** START OF Extracted records **

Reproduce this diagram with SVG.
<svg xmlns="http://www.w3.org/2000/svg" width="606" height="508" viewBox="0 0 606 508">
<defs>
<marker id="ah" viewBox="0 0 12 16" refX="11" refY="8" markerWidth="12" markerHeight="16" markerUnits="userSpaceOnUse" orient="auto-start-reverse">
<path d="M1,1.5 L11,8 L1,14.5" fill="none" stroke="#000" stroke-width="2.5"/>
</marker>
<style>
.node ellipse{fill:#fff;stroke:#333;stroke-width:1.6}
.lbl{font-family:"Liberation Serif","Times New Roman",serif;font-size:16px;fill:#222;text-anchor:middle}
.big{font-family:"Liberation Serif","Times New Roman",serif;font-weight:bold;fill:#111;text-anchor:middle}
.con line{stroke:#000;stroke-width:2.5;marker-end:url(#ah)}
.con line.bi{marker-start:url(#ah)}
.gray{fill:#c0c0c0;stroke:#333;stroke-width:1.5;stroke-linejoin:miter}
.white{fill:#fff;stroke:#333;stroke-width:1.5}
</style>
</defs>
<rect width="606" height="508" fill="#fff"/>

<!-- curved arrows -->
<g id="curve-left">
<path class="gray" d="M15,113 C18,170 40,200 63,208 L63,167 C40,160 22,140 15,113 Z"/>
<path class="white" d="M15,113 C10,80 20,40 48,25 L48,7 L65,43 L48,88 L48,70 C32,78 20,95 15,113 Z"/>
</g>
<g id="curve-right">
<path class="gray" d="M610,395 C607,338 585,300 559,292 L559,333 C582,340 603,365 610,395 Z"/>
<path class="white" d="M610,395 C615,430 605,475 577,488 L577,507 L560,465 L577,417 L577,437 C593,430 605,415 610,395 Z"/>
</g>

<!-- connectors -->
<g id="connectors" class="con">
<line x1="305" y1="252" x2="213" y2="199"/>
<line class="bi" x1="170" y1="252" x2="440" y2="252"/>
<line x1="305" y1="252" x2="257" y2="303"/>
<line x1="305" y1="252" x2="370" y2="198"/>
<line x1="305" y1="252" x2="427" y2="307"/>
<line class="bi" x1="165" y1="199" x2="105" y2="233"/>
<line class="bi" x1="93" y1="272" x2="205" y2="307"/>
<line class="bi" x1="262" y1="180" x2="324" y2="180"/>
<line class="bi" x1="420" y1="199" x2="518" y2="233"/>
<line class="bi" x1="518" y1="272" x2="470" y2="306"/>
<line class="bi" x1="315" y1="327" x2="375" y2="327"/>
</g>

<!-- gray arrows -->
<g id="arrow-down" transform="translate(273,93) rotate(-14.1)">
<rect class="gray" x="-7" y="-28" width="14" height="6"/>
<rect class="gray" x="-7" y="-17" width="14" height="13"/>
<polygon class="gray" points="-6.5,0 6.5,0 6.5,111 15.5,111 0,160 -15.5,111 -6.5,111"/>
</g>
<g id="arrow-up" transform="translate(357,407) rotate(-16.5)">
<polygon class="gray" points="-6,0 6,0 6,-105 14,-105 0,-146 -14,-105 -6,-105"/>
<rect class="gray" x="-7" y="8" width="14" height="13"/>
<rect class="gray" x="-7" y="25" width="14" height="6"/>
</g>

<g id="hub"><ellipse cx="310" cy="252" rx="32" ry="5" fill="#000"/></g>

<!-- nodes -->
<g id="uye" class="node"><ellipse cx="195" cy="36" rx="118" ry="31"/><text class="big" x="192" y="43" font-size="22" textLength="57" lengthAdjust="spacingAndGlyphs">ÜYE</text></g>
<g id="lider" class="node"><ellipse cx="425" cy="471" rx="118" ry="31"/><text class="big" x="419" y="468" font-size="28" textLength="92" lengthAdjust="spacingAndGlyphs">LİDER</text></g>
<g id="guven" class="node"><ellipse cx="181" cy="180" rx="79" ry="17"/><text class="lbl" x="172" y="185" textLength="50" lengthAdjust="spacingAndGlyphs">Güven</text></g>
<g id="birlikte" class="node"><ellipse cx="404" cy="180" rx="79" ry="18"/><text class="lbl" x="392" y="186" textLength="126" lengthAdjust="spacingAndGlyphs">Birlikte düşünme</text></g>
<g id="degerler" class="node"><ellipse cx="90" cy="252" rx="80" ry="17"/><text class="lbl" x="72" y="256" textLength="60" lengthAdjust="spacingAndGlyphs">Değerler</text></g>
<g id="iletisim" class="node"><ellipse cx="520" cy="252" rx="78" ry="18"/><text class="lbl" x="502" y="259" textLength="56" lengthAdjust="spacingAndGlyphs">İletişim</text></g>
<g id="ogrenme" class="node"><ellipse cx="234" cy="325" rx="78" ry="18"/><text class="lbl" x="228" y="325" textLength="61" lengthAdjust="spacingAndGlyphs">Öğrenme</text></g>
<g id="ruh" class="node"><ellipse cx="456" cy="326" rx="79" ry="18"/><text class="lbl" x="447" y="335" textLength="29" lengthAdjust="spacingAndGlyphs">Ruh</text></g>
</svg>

** END OF Extracted records **
** START OF Extracted records **

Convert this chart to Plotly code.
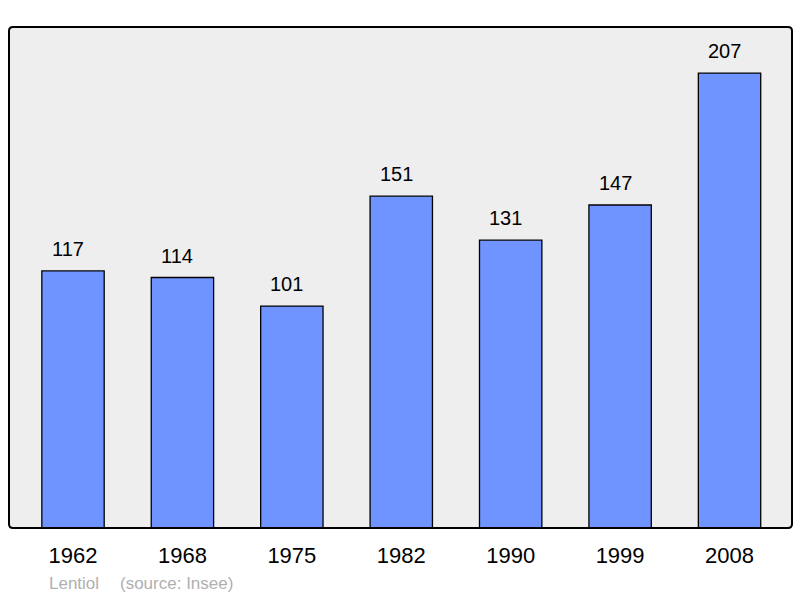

** END OF Extracted records **
** START OF Extracted records **

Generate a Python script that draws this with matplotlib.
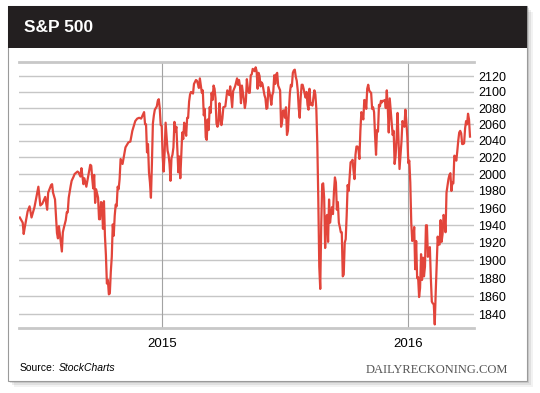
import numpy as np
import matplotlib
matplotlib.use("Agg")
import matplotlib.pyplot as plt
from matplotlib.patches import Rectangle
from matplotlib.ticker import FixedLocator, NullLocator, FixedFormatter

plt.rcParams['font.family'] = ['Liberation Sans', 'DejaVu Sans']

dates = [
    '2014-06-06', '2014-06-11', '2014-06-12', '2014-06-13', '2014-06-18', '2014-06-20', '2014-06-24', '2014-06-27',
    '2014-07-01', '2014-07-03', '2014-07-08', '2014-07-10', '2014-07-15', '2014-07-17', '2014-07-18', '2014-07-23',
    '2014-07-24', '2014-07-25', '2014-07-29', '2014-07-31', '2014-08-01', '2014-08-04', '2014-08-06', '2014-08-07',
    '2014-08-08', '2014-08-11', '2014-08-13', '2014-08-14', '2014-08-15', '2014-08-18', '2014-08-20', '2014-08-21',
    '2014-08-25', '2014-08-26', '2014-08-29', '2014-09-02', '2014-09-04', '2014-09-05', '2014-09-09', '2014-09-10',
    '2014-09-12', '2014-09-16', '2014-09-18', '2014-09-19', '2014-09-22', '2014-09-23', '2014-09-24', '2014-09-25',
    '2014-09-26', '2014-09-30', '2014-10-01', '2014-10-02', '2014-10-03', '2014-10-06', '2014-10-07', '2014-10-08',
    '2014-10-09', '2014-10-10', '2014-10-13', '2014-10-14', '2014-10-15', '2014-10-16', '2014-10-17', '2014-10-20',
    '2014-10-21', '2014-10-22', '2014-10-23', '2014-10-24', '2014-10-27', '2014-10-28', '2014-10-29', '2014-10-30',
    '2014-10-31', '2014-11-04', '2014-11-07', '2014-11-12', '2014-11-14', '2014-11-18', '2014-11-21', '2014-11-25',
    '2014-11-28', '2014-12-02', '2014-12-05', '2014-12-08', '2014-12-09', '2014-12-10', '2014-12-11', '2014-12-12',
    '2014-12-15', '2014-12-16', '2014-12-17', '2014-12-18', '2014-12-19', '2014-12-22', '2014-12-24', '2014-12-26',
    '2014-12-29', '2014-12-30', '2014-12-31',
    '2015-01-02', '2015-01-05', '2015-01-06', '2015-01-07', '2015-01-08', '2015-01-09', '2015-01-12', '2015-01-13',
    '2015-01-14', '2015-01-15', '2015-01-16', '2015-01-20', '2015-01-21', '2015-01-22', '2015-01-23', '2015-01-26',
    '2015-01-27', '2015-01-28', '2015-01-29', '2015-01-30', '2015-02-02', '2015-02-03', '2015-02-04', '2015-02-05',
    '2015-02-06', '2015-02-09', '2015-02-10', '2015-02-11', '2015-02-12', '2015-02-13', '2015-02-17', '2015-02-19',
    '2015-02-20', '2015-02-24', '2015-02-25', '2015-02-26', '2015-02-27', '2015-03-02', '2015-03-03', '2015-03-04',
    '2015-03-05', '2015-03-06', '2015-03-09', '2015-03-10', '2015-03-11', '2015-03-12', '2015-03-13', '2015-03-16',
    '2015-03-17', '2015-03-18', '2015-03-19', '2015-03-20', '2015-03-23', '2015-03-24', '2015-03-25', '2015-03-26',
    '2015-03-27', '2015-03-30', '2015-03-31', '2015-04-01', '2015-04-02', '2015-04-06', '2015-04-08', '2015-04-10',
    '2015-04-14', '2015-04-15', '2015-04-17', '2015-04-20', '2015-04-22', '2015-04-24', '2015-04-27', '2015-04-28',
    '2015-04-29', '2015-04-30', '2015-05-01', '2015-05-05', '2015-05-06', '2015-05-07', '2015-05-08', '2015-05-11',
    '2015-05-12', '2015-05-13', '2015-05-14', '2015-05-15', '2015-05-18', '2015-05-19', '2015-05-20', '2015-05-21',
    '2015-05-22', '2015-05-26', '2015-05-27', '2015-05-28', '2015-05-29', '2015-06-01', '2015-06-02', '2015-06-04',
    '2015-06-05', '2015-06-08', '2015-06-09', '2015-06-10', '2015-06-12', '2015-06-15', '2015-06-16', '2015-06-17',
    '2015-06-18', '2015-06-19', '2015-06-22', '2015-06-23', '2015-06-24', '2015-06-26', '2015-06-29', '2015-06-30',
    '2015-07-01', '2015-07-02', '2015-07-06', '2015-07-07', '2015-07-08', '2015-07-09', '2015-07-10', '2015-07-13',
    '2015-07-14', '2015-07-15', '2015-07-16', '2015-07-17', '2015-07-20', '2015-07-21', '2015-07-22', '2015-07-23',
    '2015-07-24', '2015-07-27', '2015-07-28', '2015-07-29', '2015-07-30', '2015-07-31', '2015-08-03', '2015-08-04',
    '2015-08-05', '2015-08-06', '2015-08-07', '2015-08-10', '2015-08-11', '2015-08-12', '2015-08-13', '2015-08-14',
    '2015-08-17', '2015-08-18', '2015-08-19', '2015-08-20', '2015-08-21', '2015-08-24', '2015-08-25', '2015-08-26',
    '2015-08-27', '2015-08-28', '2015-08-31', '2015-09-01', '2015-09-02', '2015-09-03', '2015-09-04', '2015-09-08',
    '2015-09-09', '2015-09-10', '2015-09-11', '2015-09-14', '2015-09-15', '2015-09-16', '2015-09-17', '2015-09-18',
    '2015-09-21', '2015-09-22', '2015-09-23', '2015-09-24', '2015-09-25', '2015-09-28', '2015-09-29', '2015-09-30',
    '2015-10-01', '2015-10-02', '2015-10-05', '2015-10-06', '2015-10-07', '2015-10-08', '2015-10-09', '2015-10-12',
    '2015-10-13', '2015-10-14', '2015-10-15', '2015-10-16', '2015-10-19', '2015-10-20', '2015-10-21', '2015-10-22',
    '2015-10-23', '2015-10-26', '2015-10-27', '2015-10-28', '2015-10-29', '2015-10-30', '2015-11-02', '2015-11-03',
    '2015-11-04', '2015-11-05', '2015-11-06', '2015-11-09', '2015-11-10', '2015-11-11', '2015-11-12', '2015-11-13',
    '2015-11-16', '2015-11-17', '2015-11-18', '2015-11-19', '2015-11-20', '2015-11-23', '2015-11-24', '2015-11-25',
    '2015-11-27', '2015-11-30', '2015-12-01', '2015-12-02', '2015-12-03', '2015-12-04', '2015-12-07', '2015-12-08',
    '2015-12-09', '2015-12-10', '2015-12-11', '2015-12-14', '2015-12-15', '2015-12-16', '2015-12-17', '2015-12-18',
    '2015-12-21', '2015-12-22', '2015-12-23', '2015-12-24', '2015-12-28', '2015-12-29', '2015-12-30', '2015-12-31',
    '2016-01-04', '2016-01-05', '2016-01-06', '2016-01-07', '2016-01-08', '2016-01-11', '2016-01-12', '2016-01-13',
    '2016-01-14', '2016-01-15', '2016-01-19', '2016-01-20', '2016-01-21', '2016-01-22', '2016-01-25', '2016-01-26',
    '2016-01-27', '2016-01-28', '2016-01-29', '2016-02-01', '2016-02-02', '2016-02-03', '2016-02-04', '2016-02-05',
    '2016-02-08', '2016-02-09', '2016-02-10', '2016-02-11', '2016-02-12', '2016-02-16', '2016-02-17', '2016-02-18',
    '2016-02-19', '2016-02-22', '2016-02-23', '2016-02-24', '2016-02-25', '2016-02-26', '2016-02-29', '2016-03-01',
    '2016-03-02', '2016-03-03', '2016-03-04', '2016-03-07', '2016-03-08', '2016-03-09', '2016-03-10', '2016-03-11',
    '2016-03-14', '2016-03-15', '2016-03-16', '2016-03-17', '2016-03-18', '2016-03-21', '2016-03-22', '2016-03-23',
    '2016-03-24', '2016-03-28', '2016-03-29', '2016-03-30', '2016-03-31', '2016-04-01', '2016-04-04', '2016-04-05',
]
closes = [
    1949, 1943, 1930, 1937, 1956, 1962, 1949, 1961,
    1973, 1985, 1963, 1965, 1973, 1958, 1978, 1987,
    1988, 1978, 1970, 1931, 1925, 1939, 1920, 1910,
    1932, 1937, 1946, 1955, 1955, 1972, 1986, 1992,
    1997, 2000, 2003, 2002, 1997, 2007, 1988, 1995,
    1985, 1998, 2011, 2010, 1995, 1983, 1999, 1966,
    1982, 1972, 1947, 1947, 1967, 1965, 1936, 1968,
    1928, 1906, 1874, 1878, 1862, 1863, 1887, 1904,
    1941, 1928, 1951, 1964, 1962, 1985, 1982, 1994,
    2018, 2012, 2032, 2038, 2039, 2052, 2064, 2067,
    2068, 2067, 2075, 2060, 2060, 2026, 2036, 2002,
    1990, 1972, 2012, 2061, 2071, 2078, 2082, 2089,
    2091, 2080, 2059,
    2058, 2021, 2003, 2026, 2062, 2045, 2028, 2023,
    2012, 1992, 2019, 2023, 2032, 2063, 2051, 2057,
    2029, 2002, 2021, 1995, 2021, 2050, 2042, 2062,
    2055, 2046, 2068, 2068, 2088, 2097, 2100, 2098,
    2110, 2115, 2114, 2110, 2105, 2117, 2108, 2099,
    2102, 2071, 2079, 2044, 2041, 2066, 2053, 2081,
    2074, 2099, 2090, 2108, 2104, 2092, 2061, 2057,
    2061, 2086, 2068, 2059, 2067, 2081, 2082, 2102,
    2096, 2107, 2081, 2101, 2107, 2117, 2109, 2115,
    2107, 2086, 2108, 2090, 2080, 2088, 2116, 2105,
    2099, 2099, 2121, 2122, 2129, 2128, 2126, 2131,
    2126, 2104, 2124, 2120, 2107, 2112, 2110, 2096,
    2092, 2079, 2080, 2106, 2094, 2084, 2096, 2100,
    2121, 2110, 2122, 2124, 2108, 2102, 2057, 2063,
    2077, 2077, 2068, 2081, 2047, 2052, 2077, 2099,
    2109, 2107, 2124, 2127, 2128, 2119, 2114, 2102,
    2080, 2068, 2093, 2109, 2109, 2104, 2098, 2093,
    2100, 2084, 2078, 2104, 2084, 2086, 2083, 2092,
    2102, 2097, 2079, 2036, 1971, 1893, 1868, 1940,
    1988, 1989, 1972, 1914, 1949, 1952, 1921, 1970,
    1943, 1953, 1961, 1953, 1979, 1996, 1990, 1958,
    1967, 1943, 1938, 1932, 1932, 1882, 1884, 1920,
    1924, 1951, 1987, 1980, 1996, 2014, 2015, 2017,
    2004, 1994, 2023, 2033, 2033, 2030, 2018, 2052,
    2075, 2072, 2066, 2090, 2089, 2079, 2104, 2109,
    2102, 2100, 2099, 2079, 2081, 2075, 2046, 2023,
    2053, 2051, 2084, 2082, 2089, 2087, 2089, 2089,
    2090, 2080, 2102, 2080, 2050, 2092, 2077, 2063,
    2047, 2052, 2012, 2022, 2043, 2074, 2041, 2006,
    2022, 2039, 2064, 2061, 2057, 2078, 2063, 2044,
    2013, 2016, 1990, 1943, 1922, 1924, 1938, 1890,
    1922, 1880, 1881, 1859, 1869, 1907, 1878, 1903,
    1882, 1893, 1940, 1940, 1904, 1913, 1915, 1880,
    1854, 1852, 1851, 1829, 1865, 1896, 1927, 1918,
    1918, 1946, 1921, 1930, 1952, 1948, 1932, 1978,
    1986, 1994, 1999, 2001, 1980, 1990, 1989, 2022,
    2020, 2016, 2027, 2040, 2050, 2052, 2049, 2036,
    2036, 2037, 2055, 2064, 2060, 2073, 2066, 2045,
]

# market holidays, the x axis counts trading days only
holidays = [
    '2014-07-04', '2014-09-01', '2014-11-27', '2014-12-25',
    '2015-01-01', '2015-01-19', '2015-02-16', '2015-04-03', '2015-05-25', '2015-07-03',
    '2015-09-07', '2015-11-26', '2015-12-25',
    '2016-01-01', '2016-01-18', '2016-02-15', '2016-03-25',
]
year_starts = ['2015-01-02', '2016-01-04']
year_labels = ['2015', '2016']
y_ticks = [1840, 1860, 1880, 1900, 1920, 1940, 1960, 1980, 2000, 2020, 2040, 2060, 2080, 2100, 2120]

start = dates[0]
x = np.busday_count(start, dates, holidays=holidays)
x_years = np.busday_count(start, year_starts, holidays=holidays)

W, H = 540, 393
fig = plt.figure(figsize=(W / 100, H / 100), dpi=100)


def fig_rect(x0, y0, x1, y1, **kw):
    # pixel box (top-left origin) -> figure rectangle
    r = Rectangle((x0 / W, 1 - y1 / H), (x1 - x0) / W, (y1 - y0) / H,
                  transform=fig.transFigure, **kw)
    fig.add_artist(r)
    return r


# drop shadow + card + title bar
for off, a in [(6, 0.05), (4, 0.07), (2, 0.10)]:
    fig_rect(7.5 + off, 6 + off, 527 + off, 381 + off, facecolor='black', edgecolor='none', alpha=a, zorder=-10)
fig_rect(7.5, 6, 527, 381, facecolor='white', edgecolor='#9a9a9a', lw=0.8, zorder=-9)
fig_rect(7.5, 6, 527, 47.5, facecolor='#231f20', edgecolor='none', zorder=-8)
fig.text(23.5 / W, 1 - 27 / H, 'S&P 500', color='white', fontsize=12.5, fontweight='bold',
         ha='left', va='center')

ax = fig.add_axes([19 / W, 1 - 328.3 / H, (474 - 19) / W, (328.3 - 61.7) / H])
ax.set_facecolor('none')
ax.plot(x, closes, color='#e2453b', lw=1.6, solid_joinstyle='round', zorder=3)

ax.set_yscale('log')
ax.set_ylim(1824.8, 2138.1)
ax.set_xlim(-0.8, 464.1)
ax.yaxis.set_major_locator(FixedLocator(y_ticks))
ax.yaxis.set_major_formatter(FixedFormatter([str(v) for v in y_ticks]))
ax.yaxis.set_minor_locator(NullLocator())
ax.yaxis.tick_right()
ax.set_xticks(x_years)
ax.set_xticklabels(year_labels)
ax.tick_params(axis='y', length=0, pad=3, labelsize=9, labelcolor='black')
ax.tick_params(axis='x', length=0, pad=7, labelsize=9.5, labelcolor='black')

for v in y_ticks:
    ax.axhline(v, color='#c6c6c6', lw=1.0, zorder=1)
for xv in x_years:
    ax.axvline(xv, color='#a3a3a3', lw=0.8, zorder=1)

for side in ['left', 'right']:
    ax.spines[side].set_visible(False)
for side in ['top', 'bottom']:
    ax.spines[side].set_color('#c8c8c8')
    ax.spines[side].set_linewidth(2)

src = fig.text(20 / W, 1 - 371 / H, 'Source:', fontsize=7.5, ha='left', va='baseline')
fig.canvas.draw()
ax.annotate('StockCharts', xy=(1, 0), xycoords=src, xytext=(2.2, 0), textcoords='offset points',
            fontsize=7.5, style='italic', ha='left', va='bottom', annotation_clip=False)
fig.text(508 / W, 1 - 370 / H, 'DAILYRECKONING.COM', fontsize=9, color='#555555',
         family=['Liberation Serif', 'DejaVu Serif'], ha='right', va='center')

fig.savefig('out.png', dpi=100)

** END OF Extracted records **

Print the line above containing "Generate a Python", the line containing "plt.rcParams['font.family'] = ['Liberation", and everything between them, exactly as written. Pictures stay out.

Solution for this exercise:
Generate a Python script that draws this with matplotlib.
import numpy as np
import matplotlib
matplotlib.use("Agg")
import matplotlib.pyplot as plt
from matplotlib.patches import Rectangle
from matplotlib.ticker import FixedLocator, NullLocator, FixedFormatter

plt.rcParams['font.family'] = ['Liberation Sans', 'DejaVu Sans']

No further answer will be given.